Play Macbeth

Macbeth – Fair is Foul “Fair is foul and fouls is fair: Hover through the fog and filthy air. ” The paradox “Fair is foul, and foul is fair,” expresses some of the many themes of Macbeth. There are several different ways in which these words can be interpreted.
The first time we hear the statement is in the opening scene when the witches say the exact line “Fair is foul, and foul is fair” and Macbeth himself repeats it later almost precisely in Act 1 Scene 3: “So fair and foul a day I have not seen” Act 1 Scene 1, line 48 Which suggests a link between Macbeth and the sisters, though the interesting thing is that he hasn’t even met them yet, although they have already conspired to meet with him. They lure him with fair means, by telling him a small truth, to a foul end. Banquo suspects this, but Macbeth ignores his warnings.
The witches themselves seem to be the embodiment of the foul part of the phrase. At the time, people were very superstitious about witches, believing they were evil and should be burned. They would obviously assume the witches to be evil and untrustworthy. During this time, Guy Fawkes had tried to overthrow the English king, but had failed. However, Macbeth succeeded in acquiring the throne. Perhaps it was only because of the evil witches that he managed to do so. It is possible that he wouldn’t have even attempted to become king if the witches had not enticed him with their predictions.

The witches also have an eerie atmosphere about them because they always speak in rhyme. When they were first introduced, they were meeting in a storm and by the darkness and turbulence; the audience can tell straight away that they are going to be evil characters in the play.
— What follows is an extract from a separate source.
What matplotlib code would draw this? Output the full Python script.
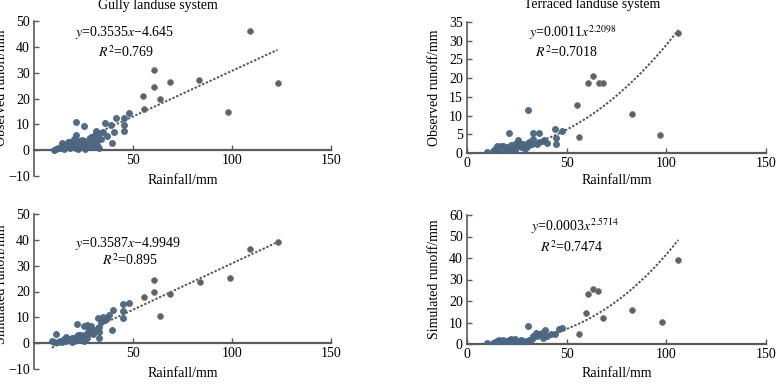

Also the ingredients they use for their spells and charms are unnatural and disgusting. “Fair is foul, and foul is fair” can be related to the The witches delight in confusion, always speaking in rhyme and often contradicting themselves in what they say, “Lesser than Macbeth, and greater.
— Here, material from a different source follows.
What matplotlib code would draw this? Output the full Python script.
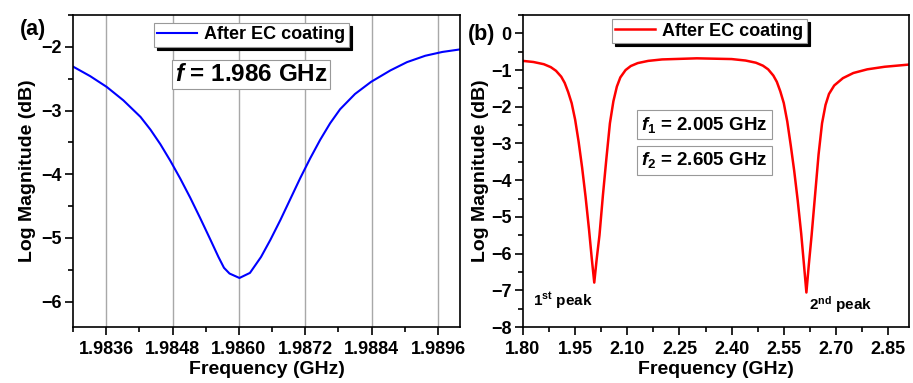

Not so happy, yet much happier. Thou shalt get kings, though thou be none:” Act 1 Scene 3, lines 65-67 Their exact meanings are never clear and even their appearances are confusing, as Banquo states: “You should be women, And yet your beards forbid me to interpret That you are so. ” Act 1 Scene 3, lines 45-47 Characters can sometimes appear to be under the influence of the witches at crucial points in the play, such as when Lady Macbeth calls upon evil spirits, it is very similar to a spell: “Come, you spirits That tend on mortal thoughts!
Unsex me here, And fill me from the crown to the toe top-full Of direst cruelty ;make thick my blood, Stop up the access and passage to remorse, That no compunctious visitings of nature Shake my fell purpose, nor keep peace between Th’effect and it! ” Act 1 Scene 5, lines 39-46 However, by the end of the play, it is more like Macbeth has recited this incantation, as he has become cold and destroyed everything that was ever good about himself. He cannot even find it in his heart to grieve for his wife, saying simply that she should have picked a better time to die.
During the play, we see certain character’s personalities changing from fair to foul, or foul to fair. For example, at the beginning of the play Macbeth is shown as a brave and noble warrior, perhaps the fairest man in the whole of Scotland. However, his ambition is stirred by the foul predictions of the witches: “All hail Macbeth! That shalt be King hereafter. ” Act 1 Scene 3, line 50 He tries to reject his “dark desires” to kill, but eventually at the cajoling of his wife he is driven to murder Duncan.
Before the deed is done, Macbeth’s soliloquy reveals his confusion as he considers all angles, reminding us of the chaos the witches bring. Everything is stacked against the murder, apart from his ambition which he knows can only lead to a fall. Even then, he is still convinced by Lady Macbeth to murder Duncan. After the murder, Macbeth begins a downward spiral, needing no more encouragement to kill and becoming so obsessed with his pursuit of glory that he doesn’t even notice Lady Macbeth slipping into insanity.
When she commits suicide, he finds he has lost the capacity for grief. At the start of the play Macbeth appeared to be a fair man, receiving nothing but praise from the wounded sergeant. He had great trouble bringing himself to murder Duncan, and afterwards is burdened with guilt and regret. He believed he was not fit to pray, and when he murdered Duncan, he murdered sleep at the same, time, so he will never be allowed to rest again. “What hands are here! Ha! They pluck out mine eyes. Will all great Neptune’s ocean wash this blood Clean from my hands? Act 2 Scene 2, lines 59-61 However by the end of the play he is so foul he is almost inhuman. This is shown when he has Lady Macduff and her children massacred in cold blood, and he cannot possibly justify this crime in any way, as it was completely unnecessary. The relationship between Macbeth and Lady Macbeth also turns from fair to foul. At first they share everything, and Macbeth calls his wife “my dearest partner of greatness. “. When Lady Macbeth assesses her husband’s character, it is clear that she knows him very well.